**TASK DETAILS:**
Write out the material exactly, with the pictures left out.

**Rows from a dataset of charts and code:**
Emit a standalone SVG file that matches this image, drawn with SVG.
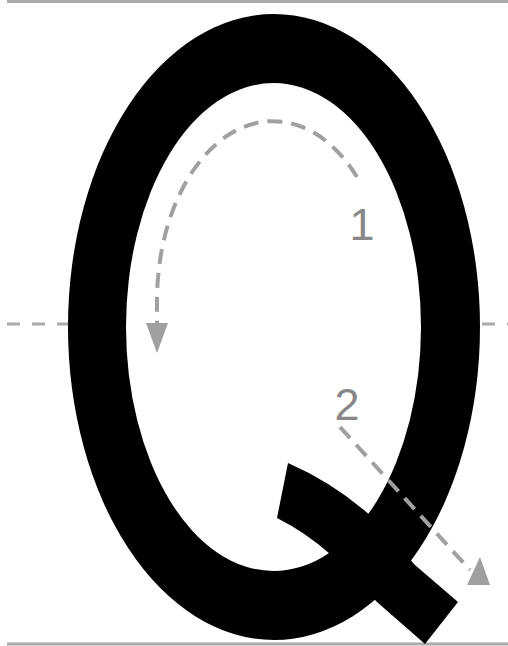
<svg xmlns="http://www.w3.org/2000/svg" width="508" height="646" viewBox="0 0 508 646">
  <style>
    .rule { stroke: #aaaaaa; stroke-width: 3; fill: none; }
    .dash { stroke: #aaaaaa; stroke-width: 3; fill: none; stroke-dasharray: 13 12; }
    .guide { stroke: #a0a0a0; stroke-width: 4; fill: none; stroke-dasharray: 15 9; }
    .head { fill: #a0a0a0; }
    .num { font-family: "Liberation Sans", Arial, sans-serif; font-size: 45px; fill: #888888; text-anchor: middle; }
  </style>
  <rect width="508" height="646" fill="#ffffff"/>
  <g id="rules">
    <line class="rule" x1="7" y1="1.5" x2="508" y2="1.5"/>
    <line class="rule" x1="7" y1="644" x2="508" y2="644"/>
    <line class="dash" x1="7" y1="324" x2="508" y2="324"/>
  </g>
  <g id="letter-q">
    <ellipse cx="274" cy="327" rx="206" ry="313" fill="#000000"/>
    <ellipse cx="273.5" cy="327" rx="147.5" ry="244" fill="#ffffff"/>
    <path d="M288,463 Q334,483 372,517 L415,565 L458,602 L425,644 L377,602 Q352,576 330,554 Q305,532 277,518 Z" fill="#000000"/>
  </g>
  <g id="connectors">
    <path class="guide" d="M357,177 A116,180 0 0 0 157,300 L157,324"/>
    <polygon class="head" points="146,323 168,323 157,353"/>
    <path class="guide" d="M340,427 L470,570"/>
    <polygon class="head" points="480,557 490,585 467,585"/>
  </g>
  <g id="label-1">
    <text class="num" x="362" y="240">1</text>
  </g>
  <g id="label-2">
    <text class="num" x="347" y="420">2</text>
  </g>
</svg>
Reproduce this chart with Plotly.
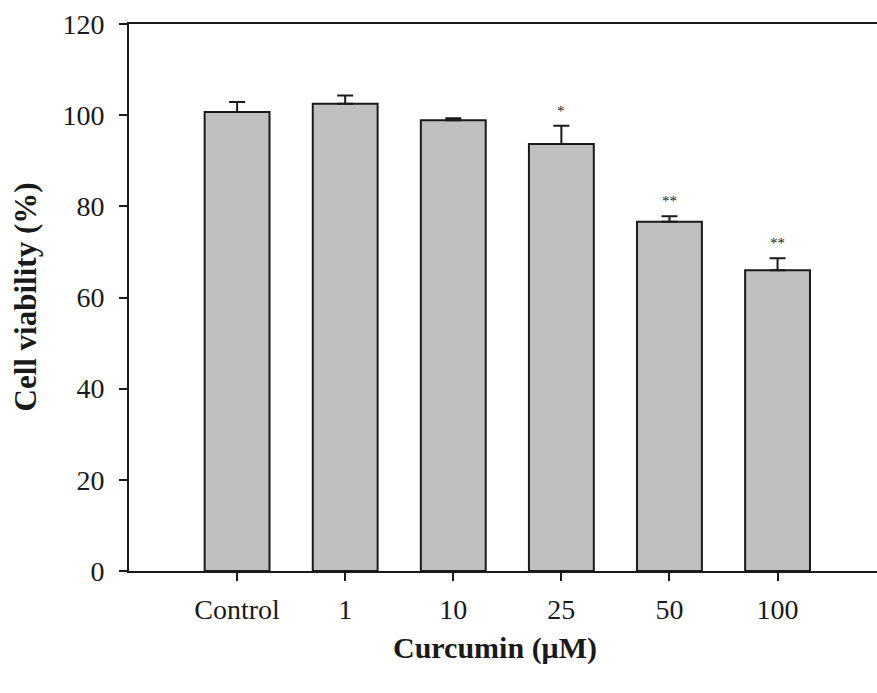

**EXERCISE RESULT:**
Emit a standalone SVG file that matches this image, drawn with SVG.
<svg xmlns="http://www.w3.org/2000/svg" width="508" height="646" viewBox="0 0 508 646">
  <style>
    .rule { stroke: #aaaaaa; stroke-width: 3; fill: none; }
    .dash { stroke: #aaaaaa; stroke-width: 3; fill: none; stroke-dasharray: 13 12; }
    .guide { stroke: #a0a0a0; stroke-width: 4; fill: none; stroke-dasharray: 15 9; }
    .head { fill: #a0a0a0; }
    .num { font-family: "Liberation Sans", Arial, sans-serif; font-size: 45px; fill: #888888; text-anchor: middle; }
  </style>
  <rect width="508" height="646" fill="#ffffff"/>
  <g id="rules">
    <line class="rule" x1="7" y1="1.5" x2="508" y2="1.5"/>
    <line class="rule" x1="7" y1="644" x2="508" y2="644"/>
    <line class="dash" x1="7" y1="324" x2="508" y2="324"/>
  </g>
  <g id="letter-q">
    <ellipse cx="274" cy="327" rx="206" ry="313" fill="#000000"/>
    <ellipse cx="273.5" cy="327" rx="147.5" ry="244" fill="#ffffff"/>
    <path d="M288,463 Q334,483 372,517 L415,565 L458,602 L425,644 L377,602 Q352,576 330,554 Q305,532 277,518 Z" fill="#000000"/>
  </g>
  <g id="connectors">
    <path class="guide" d="M357,177 A116,180 0 0 0 157,300 L157,324"/>
    <polygon class="head" points="146,323 168,323 157,353"/>
    <path class="guide" d="M340,427 L470,570"/>
    <polygon class="head" points="480,557 490,585 467,585"/>
  </g>
  <g id="label-1">
    <text class="num" x="362" y="240">1</text>
  </g>
  <g id="label-2">
    <text class="num" x="347" y="420">2</text>
  </g>
</svg>
Reproduce this chart with Plotly.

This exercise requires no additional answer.